Back to the Future
I am acutely aware that it’s been some time since my last blog. Does that mean I’ve given up my work? No, it means the opposite! I’ve been so absorbed in detailed, fascinating and (for me at least) utterly compelling research into sixteenth century choral singing that I haven’t had time to blog. My attention will turn soon to a new set of pages on this site, developed from the Recovering Lost Voices pages but now informed by the research that I hope is going to see the light of day over the next two years (though academic publishing is such a frustratingly slow process!)
In case you don’t recognise it, the cathedral on the left is St Paul’s London. Of course, it’s the “old St Paul’s” that fell into abuse (by today’s standards) and disrepair, eventually to be destroyed by the great fire. Well, we can recreate the old cathedral (in model form at least). What if we could also recreate the ten boys who sang in its choir? You think that impossible?
Here are the abstracts of the three main papers that have, so far, informed what I’ve been up to.

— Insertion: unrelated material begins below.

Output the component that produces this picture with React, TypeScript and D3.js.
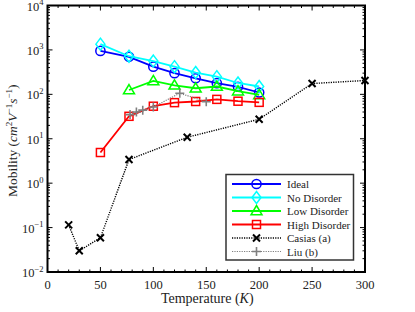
import * as d3 from 'd3';

// temperatures (K) and mobility values
const simTemps = [50, 77, 100, 120, 140, 160, 180, 200];
const idealVals = [950, 700, 420, 300, 230, 178, 148, 110];
const noDisorderVals = [1350, 720, 560, 420, 310, 250, 180, 150];
const lowTemps = [77, 100, 120, 140, 160, 180, 200];
const lowDisorderVals = [125, 200, 160, 137, 150, 118, 97];
const highDisorderVals = [4.9, 32, 54, 65, 69, 77, 70, 66];
const casiasTemps = [20, 30, 50, 77, 132, 200, 250, 300];
const casiasVals = [0.115, 0.03, 0.059, 3.4, 10.8, 27.5, 175, 205];
const liuTemps = [78, 84, 90, 100, 125, 150];
const liuVals = [35, 40, 44, 52, 106, 68];

const xTicks = [0, 50, 100, 150, 200, 250, 300];
const yExps = [-2, -1, 0, 1, 2, 3, 4];

type Marker = 'circle' | 'diamond' | 'triangle' | 'square' | 'x' | 'plus';

interface Series {
  name: string;
  temps: number[];
  vals: number[];
  color: string;
  marker: Marker;
  dash?: string;
  width: number;
}

const series: Series[] = [
  { name: 'Ideal', temps: simTemps, vals: idealVals, color: '#0000ff', marker: 'circle', width: 1.8 },
  { name: 'No Disorder', temps: simTemps, vals: noDisorderVals, color: '#00ffff', marker: 'diamond', width: 1.8 },
  { name: 'Low Disorder', temps: lowTemps, vals: lowDisorderVals, color: '#00ff00', marker: 'triangle', width: 1.8 },
  { name: 'High Disorder', temps: simTemps, vals: highDisorderVals, color: '#ff0000', marker: 'square', width: 1.8 },
  { name: 'Casias (a)', temps: casiasTemps, vals: casiasVals, color: '#000000', marker: 'x', dash: '1.2 1.2', width: 1.4 },
  { name: 'Liu (b)', temps: liuTemps, vals: liuVals, color: '#808080', marker: 'plus', dash: '1.2 1.2', width: 1.2 },
];

const W = 415;
const H = 312;
const left = 47.5;
const right = 365;
const top = 5.5;
const bottom = 272;

function MarkerShape({ type, x, y, color }: { type: Marker; x: number; y: number; color: string }) {
  const sw = 1.5;
  switch (type) {
    case 'circle':
      return <circle cx={x} cy={y} r={4.6} fill="none" stroke={color} strokeWidth={sw} />;
    case 'diamond':
      return (
        <path d={`M${x},${y - 6}L${x + 4.5},${y}L${x},${y + 6}L${x - 4.5},${y}Z`} fill="none" stroke={color} strokeWidth={sw} />
      );
    case 'triangle':
      return (
        <path d={`M${x},${y - 5.5}L${x + 5.5},${y + 3.8}L${x - 5.5},${y + 3.8}Z`} fill="none" stroke={color} strokeWidth={sw} />
      );
    case 'square':
      return <rect x={x - 4} y={y - 4} width={8} height={8} fill="none" stroke={color} strokeWidth={sw} />;
    case 'x':
      return (
        <path d={`M${x - 3.5},${y - 3.5}L${x + 3.5},${y + 3.5}M${x - 3.5},${y + 3.5}L${x + 3.5},${y - 3.5}`} stroke={color} strokeWidth={2} />
      );
    case 'plus':
      return <path d={`M${x - 4.5},${y}L${x + 4.5},${y}M${x},${y - 4.5}L${x},${y + 4.5}`} stroke={color} strokeWidth={1.6} />;
  }
}

export default function App() {
  const x = d3.scaleLinear().domain([0, 300]).range([left, right]);
  const y = d3.scaleLog().domain([1e-2, 1e4]).range([bottom, top]);

  const xMinor = d3.range(0, 301, 10).filter((t) => t % 50 !== 0);
  const yMinor: number[] = [];
  for (let e = -2; e < 4; e++) for (let m = 2; m <= 9; m++) yMinor.push(m * Math.pow(10, e));

  const font = '"Liberation Serif", "DejaVu Serif", serif';

  const legendX = 226;
  const legendY = 174.5;
  const legendW = 127.5;
  const legendH = 85.5;
  const rowH = 13.5;

  return (
    <svg width={W} height={H} style={{ position: 'absolute', left: 0, top: 0, background: '#fff' }} fontFamily={font}>
      <rect width={W} height={H} fill="#fff" />

      {/* series */}
      {series.map((s) => {
        const pts = s.temps.map((t, i) => [x(t), y(s.vals[i])] as [number, number]);
        const line = d3.line()(pts) || '';
        return (
          <g key={s.name}>
            <path d={line} fill="none" stroke={s.color} strokeWidth={s.width} strokeDasharray={s.dash} />
            {pts.map(([px, py], i) => (
              <MarkerShape key={i} type={s.marker} x={px} y={py} color={s.color} />
            ))}
          </g>
        );
      })}

      {/* ticks */}
      <g stroke="#000" strokeWidth={1}>
        {xTicks.map((t) => (
          <g key={'xt' + t}>
            <line x1={x(t)} x2={x(t)} y1={bottom} y2={bottom - 5} />
            <line x1={x(t)} x2={x(t)} y1={top} y2={top + 5} />
          </g>
        ))}
        {xMinor.map((t) => (
          <g key={'xm' + t}>
            <line x1={x(t)} x2={x(t)} y1={bottom} y2={bottom - 2.5} />
            <line x1={x(t)} x2={x(t)} y1={top} y2={top + 2.5} />
          </g>
        ))}
        {yExps.map((e) => (
          <g key={'yt' + e}>
            <line x1={left} x2={left + 5} y1={y(Math.pow(10, e))} y2={y(Math.pow(10, e))} />
            <line x1={right} x2={right - 5} y1={y(Math.pow(10, e))} y2={y(Math.pow(10, e))} />
          </g>
        ))}
        {yMinor.map((v, i) => (
          <g key={'ym' + i}>
            <line x1={left} x2={left + 2.5} y1={y(v)} y2={y(v)} />
            <line x1={right} x2={right - 2.5} y1={y(v)} y2={y(v)} />
          </g>
        ))}
      </g>

      {/* frame */}
      <rect x={left} y={top} width={right - left} height={bottom - top} fill="none" stroke="#000" strokeWidth={2} />

      {/* tick labels */}
      {xTicks.map((t) => (
        <text key={'xl' + t} x={x(t)} y={bottom + 17} textAnchor="middle" fontSize={12.5} fill="#222">
          {t}
        </text>
      ))}
      {yExps.map((e) => (
        <text key={'yl' + e} x={left - 4} y={y(Math.pow(10, e)) + 5} textAnchor="end" fontSize={12.5} fill="#222">
          10
          <tspan dy={-5.5} fontSize={8.5}>
            {e < 0 ? '\u2212' + Math.abs(e) : e}
          </tspan>
        </text>
      ))}

      {/* axis labels */}
      <text x={(left + right) / 2 + 1} y={303} textAnchor="middle" fontSize={14} fill="#222">
        Temperature (<tspan fontStyle="italic">K</tspan>)
      </text>
      <text
        transform={`translate(17,${(top + bottom) / 2 + 2}) rotate(-90)`}
        textAnchor="middle"
        fontSize={13.5}
        fill="#222"
      >
        Mobility (<tspan fontStyle="italic">cm</tspan>
        <tspan dy={-5} fontSize={9}>2</tspan>
        <tspan dy={5} fontStyle="italic">V</tspan>
        <tspan dy={-5} fontSize={9}>{'\u22121'}</tspan>
        <tspan dy={5} fontStyle="italic">s</tspan>
        <tspan dy={-5} fontSize={9}>{'\u22121'}</tspan>
        <tspan dy={5}>)</tspan>
      </text>

      {/* legend */}
      <rect x={legendX} y={legendY} width={legendW} height={legendH} fill="#fff" stroke="#333" strokeWidth={1.5} />
      {series.map((s, i) => {
        const cy = legendY + 9.5 + i * rowH;
        return (
          <g key={'lg' + s.name}>
            <line x1={legendX + 6} x2={legendX + 55} y1={cy} y2={cy} stroke={s.color} strokeWidth={s.width} strokeDasharray={s.dash} />
            <MarkerShape type={s.marker} x={legendX + 30.5} y={cy} color={s.color} />
            <text x={legendX + 61} y={cy + 4} fontSize={11} fill="#222">
              {s.name}
            </text>
          </g>
        );
      })}
    </svg>
  );
}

Wee shall hear the fearest voyces of all cathedral churches in England: Uncovering a lost treasure of English choral singing
The “fearest voyces of all cathedral churches in England” were those of the ten boy choristers of St Paul’s Cathedral, London in 1575. A visitor from France had never heard the like of their “sweete musicke”. It is probable that the “sweete musicke” was not that of boys singing a soprano part, as is the case today, but of boys singing a lower part known as meane. The meane voice is little known today, but in the sixteenth century it was the most common boy’s voice. Some boys sang a higher part termed treble (not the same as today’s “treble”), but this fell out of favour when the new English prayer book was introduced in 1549. Was the meane voice just an ugly “chest voice” sound, or was it truly “sweete musicke”? This paper explores the case that it was the latter – a “feare voyce” we do not hear today. Modern recordings most commonly employ counter-tenors to sing the boys’ meane part. What might we hear if boys once again sang that part and how should we go about it?
A high-stretched minikin or a good strong meane? Male puberty and voice change in the late sixteenth century
The “high stretched minikin” and the “good strong meane” are members of the late sixteenth century company of boy actors based at St. Paul’s Cathedral who take part in a singing competition in John Marston’s play Antonio and Mellida. The article compares evidence about the behaviour of the boys’ speaking voices with present day research on adolescent voice change, focussing particularly upon the phenomenon of “squeaking”. The conclusion is that the timing of male puberty and the age ranges of boy choristers during the sixteenth century did not differ radically from what is the case today. Boys began their careers as choristers a little earlier and stayed a little longer, but their voices were at their best at around the age of twelve. It seems likely that the meane voice, though lower in range than today’s “treble”, was almost always an unchanged voice. Changing voices were more likely to find employment in the drama which capitalised heavily upon the different types of speaking voice experienced during the stages of puberty. The principal task of the ten boy choristers of St Paul’s was singing at cathedral services. They also sang and perhaps acted a little in the dramas, but the main roles were taken by older boys who were no longer members of the choir.
English Choirboys Ancient and Modern: some preliminary investigations into acoustic profiles associated with renaissance choral music
Modern (i.e. living today) English choirboys generally sing only one vocal part, commonly called “treble”. “Ancient” (in this instance, sixteenth century) boys sang one of two parts, the higher treble or the lower meane. Of these two, the meane was the more common but the tessitura of both treble and meane was lower than the tessitura of boy choristers today. Significant acoustic energy is generated by boys only when singing in the higher part of their range. Questions therefore arise about how boys can balance other parts in polyphony if they sing lower in their range. This becomes challenging when it is appreciated than many sixteenth century choirs contained more men and fewer boys than is the case today. The paper reports empirical investigations that have acoustically profiled the voices of eight current boy choristers who were given sixteenth century meane parts to sing at historic (i.e. lower, non-transposed) pitch. The results are woven into a discussion of different approaches to the training of boys and differences attributable to age and physical maturity. An American approach that favours a balanced middle register is compared with the traditional English approach that concentrates mainly or exclusively upon the upper register only.
The two delightful line drawings are by Robert Micklewright and are taken from an out-of-print book by Katherine Hudson, ‘The story of the Elizabethan boy actors‘. My apologies to the artist that attempts to obtain permission for reproduction how so far failed to unearth the necessary trail. The photograph is a still from a film of The Ballad of Salomon Pavey by Jeremy Taylor, David Drewe-Smythe and Jeremy Taylor. The all important musical arrangements are by Gordon Roland-Adams, Ralph Allwood and Brian Bennett. It was performed by the London Children’s Music Theatre in 1977. Now that’s where I get excited! If that could be done in 1977, what could we do now with the benefit of huge progress in scholarship and even greater progress in technology? Wait and See!